The task
Restate exactly the lines of the entries below, beginning with the first and ending with the line that holds "from matplotlib.ft2font import FT2Font". Pictures are not copied.

The data
** Begin **

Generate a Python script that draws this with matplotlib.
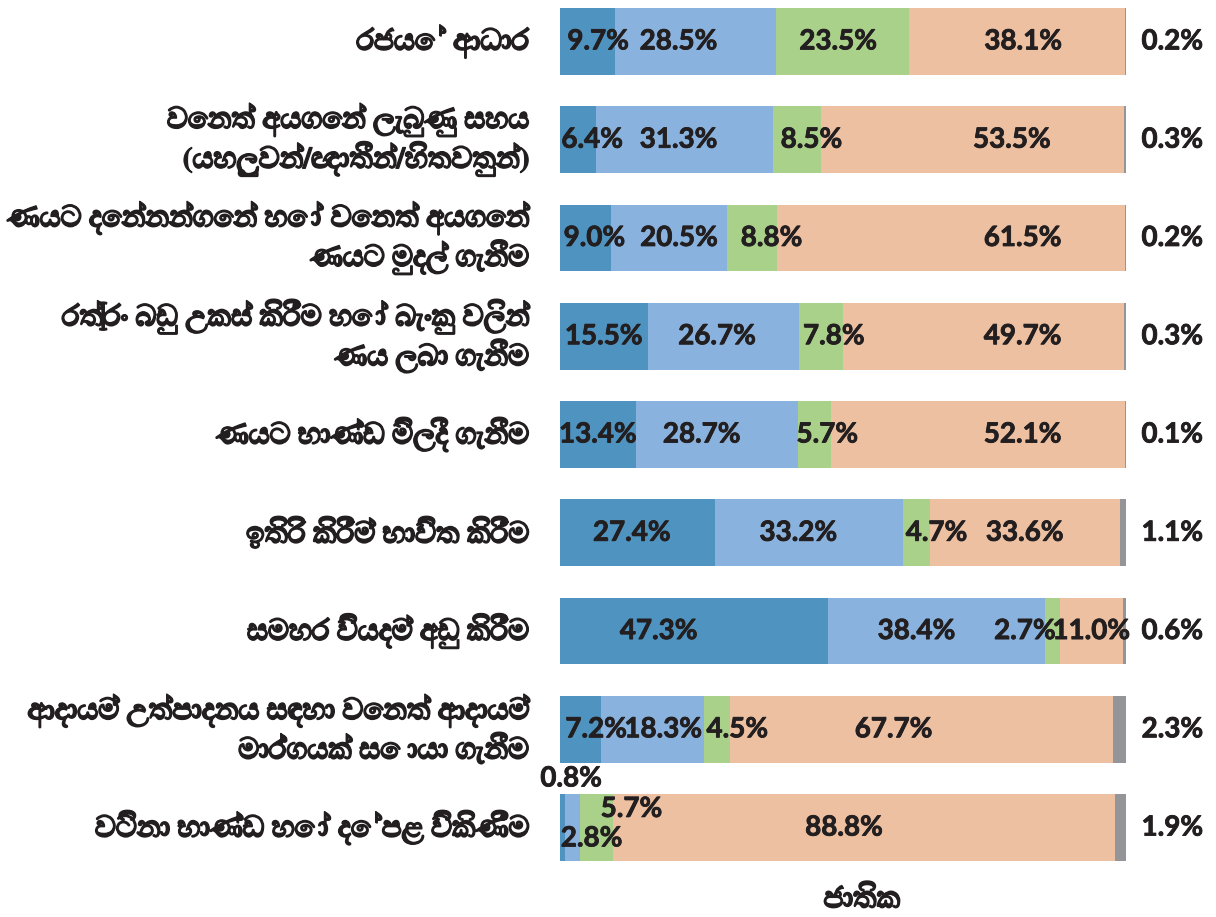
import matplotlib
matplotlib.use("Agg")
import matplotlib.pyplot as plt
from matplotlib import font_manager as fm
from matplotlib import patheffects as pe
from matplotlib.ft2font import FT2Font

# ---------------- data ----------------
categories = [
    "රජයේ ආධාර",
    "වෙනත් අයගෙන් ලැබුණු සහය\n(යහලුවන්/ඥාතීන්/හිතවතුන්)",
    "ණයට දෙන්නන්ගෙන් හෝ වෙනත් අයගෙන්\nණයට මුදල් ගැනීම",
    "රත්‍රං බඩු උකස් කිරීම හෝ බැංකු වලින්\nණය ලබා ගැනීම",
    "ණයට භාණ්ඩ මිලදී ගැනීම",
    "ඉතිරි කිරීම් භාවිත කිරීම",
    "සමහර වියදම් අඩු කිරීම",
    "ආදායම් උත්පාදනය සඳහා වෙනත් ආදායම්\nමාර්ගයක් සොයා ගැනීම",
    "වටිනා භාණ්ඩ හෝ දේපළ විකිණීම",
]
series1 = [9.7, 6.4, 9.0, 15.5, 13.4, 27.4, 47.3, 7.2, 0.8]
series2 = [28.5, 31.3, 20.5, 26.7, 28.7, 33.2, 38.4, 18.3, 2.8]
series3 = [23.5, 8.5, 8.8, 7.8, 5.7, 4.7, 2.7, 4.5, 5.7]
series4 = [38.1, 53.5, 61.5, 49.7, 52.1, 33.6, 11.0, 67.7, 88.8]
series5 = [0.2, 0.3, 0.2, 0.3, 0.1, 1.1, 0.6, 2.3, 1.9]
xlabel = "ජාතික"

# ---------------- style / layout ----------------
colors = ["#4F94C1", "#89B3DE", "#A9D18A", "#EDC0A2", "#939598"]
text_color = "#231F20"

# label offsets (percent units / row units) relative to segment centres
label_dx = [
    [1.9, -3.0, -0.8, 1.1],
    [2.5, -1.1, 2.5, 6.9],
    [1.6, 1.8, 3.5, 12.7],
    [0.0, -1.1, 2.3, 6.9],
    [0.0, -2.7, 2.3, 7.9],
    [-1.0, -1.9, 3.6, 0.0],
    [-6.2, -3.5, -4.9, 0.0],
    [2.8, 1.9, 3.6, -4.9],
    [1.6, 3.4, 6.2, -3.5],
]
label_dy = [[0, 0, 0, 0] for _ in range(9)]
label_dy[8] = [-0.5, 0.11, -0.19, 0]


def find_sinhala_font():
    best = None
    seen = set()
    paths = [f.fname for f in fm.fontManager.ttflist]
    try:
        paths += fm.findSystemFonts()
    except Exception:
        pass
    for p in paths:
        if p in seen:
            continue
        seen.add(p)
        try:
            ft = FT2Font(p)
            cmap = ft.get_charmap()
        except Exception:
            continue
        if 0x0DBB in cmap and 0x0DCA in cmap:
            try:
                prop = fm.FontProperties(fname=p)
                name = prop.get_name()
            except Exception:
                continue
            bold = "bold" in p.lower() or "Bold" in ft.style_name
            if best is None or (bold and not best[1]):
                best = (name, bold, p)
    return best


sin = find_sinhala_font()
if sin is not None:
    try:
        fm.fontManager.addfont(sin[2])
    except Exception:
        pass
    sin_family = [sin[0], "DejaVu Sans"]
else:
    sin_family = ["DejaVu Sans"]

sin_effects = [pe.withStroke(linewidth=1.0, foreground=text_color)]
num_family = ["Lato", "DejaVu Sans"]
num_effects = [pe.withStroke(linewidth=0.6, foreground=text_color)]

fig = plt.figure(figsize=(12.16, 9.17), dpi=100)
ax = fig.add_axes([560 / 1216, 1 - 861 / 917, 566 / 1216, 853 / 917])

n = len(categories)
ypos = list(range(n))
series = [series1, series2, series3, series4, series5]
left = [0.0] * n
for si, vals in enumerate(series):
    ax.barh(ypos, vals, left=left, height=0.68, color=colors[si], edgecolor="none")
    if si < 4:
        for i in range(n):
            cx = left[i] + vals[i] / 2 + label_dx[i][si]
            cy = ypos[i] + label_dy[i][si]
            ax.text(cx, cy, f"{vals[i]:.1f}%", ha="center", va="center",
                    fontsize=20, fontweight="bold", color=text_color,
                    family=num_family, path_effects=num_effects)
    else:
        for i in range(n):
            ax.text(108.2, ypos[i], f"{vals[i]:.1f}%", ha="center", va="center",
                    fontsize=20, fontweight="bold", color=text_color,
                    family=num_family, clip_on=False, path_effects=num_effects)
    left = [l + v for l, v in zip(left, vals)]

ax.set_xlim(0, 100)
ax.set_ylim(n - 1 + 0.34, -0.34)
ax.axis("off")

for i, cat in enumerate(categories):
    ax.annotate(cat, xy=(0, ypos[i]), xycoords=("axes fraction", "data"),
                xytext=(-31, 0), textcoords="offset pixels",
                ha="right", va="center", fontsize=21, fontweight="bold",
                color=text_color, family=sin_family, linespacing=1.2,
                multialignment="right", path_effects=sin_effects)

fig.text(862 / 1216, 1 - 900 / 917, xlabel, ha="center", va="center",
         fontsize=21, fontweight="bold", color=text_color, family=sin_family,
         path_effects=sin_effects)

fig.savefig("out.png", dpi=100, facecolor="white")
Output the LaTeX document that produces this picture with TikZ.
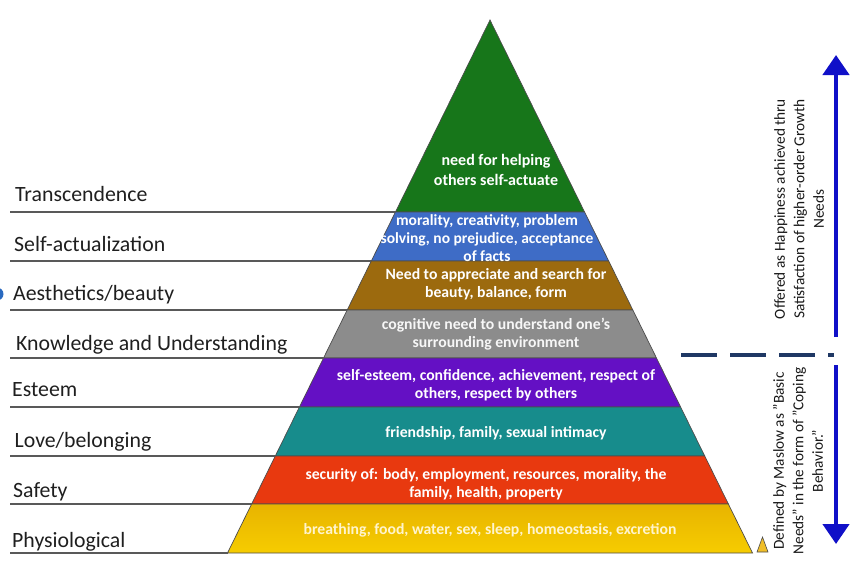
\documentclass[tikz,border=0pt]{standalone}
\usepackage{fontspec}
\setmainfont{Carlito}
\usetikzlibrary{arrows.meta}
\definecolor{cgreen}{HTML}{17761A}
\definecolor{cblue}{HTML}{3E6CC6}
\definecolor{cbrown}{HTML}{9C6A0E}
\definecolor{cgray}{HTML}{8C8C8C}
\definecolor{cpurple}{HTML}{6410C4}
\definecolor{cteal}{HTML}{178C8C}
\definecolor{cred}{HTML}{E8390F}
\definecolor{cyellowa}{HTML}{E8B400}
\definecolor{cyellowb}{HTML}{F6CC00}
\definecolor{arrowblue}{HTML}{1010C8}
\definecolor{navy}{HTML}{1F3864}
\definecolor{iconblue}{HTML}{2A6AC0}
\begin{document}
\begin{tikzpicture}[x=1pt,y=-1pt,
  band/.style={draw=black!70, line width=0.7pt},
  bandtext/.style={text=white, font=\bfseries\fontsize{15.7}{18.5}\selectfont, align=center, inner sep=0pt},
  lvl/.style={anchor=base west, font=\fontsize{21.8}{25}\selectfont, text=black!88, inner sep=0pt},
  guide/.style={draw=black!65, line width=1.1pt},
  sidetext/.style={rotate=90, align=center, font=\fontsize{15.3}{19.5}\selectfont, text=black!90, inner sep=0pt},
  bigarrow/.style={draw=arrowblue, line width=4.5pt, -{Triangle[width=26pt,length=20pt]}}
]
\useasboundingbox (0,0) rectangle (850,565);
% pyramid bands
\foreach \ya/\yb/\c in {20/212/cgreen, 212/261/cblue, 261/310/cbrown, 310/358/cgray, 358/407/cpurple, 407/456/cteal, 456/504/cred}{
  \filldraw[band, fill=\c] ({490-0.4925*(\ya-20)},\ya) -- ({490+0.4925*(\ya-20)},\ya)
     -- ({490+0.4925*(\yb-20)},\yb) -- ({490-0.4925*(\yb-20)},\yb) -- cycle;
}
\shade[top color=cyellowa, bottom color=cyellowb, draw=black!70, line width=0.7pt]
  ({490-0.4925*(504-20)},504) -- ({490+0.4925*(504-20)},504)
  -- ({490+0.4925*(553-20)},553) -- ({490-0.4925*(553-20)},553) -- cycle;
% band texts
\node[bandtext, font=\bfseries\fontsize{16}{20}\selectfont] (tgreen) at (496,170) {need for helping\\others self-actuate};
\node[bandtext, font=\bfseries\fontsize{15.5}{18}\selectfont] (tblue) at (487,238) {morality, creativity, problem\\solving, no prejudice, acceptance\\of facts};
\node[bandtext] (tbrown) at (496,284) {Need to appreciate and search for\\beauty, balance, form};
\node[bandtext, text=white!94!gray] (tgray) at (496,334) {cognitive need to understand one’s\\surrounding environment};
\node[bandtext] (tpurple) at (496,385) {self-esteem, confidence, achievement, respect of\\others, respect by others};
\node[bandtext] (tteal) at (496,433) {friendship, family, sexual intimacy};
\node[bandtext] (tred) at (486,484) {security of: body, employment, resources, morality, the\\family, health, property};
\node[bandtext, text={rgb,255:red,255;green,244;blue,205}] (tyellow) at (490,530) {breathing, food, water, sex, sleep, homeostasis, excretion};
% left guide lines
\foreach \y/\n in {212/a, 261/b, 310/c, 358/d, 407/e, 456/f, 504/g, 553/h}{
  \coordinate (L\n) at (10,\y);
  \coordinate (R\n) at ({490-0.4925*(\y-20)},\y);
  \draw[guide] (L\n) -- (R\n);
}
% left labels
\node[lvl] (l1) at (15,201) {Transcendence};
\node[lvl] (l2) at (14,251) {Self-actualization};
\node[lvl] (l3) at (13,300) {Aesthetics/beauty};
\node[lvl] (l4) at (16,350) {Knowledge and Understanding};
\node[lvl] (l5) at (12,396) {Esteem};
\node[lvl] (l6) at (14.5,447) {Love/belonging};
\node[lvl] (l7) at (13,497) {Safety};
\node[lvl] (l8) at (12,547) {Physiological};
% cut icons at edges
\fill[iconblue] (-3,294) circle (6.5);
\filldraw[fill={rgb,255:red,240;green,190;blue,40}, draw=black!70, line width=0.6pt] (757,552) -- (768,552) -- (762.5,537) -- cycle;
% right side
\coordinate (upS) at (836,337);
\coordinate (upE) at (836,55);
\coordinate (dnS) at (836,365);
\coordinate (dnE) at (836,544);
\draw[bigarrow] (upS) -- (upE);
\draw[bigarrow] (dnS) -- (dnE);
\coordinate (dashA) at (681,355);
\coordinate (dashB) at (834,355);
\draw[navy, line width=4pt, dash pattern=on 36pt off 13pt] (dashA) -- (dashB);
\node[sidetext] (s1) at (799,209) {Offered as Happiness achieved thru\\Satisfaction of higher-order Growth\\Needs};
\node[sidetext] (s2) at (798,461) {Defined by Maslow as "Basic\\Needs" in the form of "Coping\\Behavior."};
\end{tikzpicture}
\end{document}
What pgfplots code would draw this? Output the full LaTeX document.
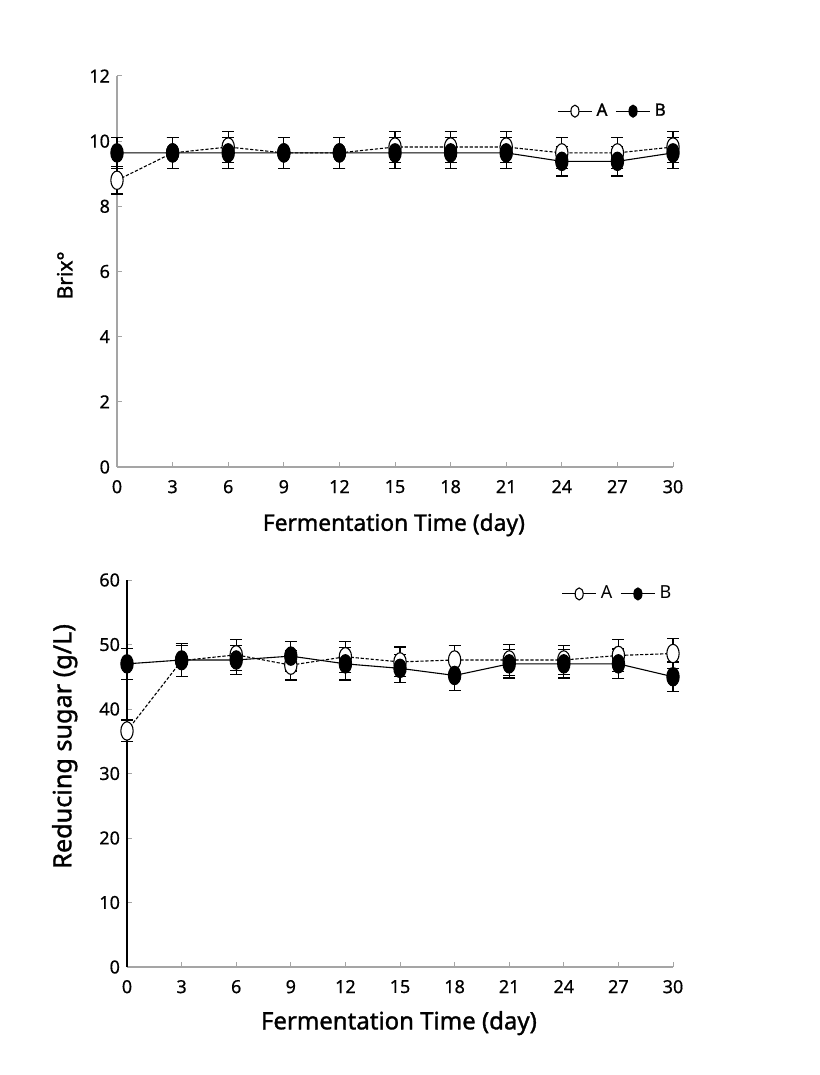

** End **

Answer below
Generate a Python script that draws this with matplotlib.
import matplotlib
matplotlib.use("Agg")
import matplotlib.pyplot as plt
from matplotlib import font_manager as fm
from matplotlib import patheffects as pe
from matplotlib.ft2font import FT2Font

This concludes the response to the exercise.